We make sure to take an EPIRB, torches (as by now the day had got the better of us), knives and other safety gear. We put all of it into one bag and off we went.

This was rookie move number three. We should both have kept a personal locator beacon with us. It's surprising how easily you can overlook the most basic safety measures in the excitement of a hunt and retrieval mission.

Mistake #4

A successful retrieval of the animal was made, a cracking 9 3/4-inch chamois buck! I was on a high and also relieved as I’m not a massive fan of heights. Through supporting each other and talking about the intended route/approach, we had made it.

After a few photos, taking all we could from the animal and with big smiles, we start walking down to the other bag we'd left behind. Happy that we had been successful, our concentration eased off slightly. With tired legs and low energy, it can be easy to lose focus and mistakes can happen (rookie move number four).

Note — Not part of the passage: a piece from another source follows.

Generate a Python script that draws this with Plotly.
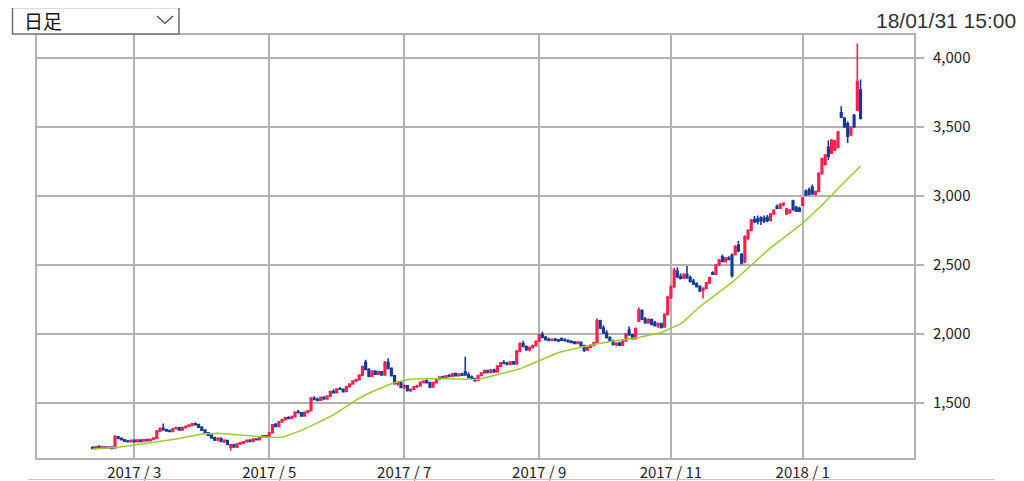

Misplacing his step and with a loose rock underfoot, Aaron took a tumble, cartwheeling a couple of times down the scree then off a small ledge, his head barley missing a rock on the way down. Fortunately, he landed on his rear end!

We stand there shocked and thankful that he is not badly hurt, other than a cut hand, bruised pride and numb ass. Shaky, slowly, with extra caution and attention, we make it back to the bags.

Lesson Learned

We soak in the views one last time before heading across and down to the river for the last crossing, pushed along by thoughts of the food in the car and some dry undies for the drive home.

All in all, a great day out! What did we learn and want to share so others could learn from this epic day of highs and lows? BE PREPARED.

We may think we know the country we walk in, the time things should take, and the weather that is coming but things can change, and it doesn’t always go to plan.

For the sake of a bit of extra weight and a little more time taken, expect the unexpected, be prepared for anything, and enjoy the awesome opportunity’s this country has to offer.